The spirit of the Newbigin Fellowship isn’t sequestered from the rest of the church’s life. Worshipping at City Church recently was enthralling. The service is a seamless blend of contemporary and liturgical sensibilities. The Eucharist is celebrated weekly. The pastors and lay worship leaders took care to explain the theological significance of each stage of the service, without the ham-fisted pandering of some seeker-sensitive overtures. I left with an understanding that theirs was a congregation fully possessed of its Reformed heritage in the best sense possible -- appreciative of its past while generously catholic and outwardly engaged. Who knew such a delicate balance was possible in San Francisco?

Though City Church’s homegrown seminary wouldn’t be feasible in every context, it’s nonetheless a glimpse of what could be elsewhere. As divinity school finances continue to be tenuous, increasing responsibility may fall upon church leaders to find flexible, creative ways to educate laity in their mother tongue, the language of the Christian faith.

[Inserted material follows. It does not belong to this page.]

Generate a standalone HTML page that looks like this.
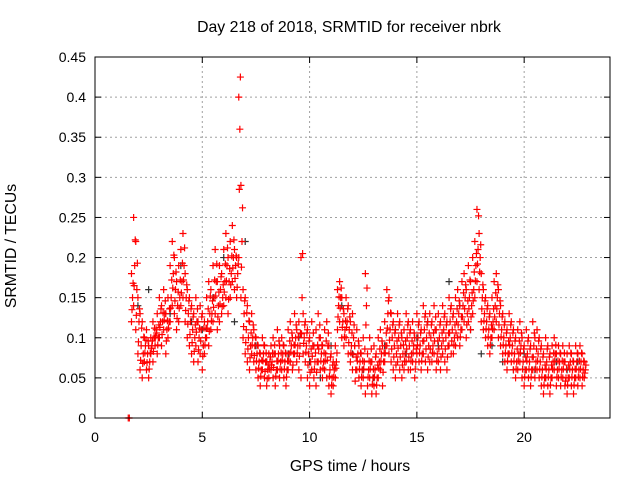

Lesslie Newbigin saw the importance of Trinitarian faith for understanding reality, calling it a “new way of making sense of the world” that offers the “possibility of a practical wisdom to grasp and deal with human life as it really is.” Congregations like City Church are embracing this challenge of articulating afresh, in a shallow culture, how theology matters for everyday life, and how it can be pressed into the service of God’s mission in the world. And that’s something to cheer about.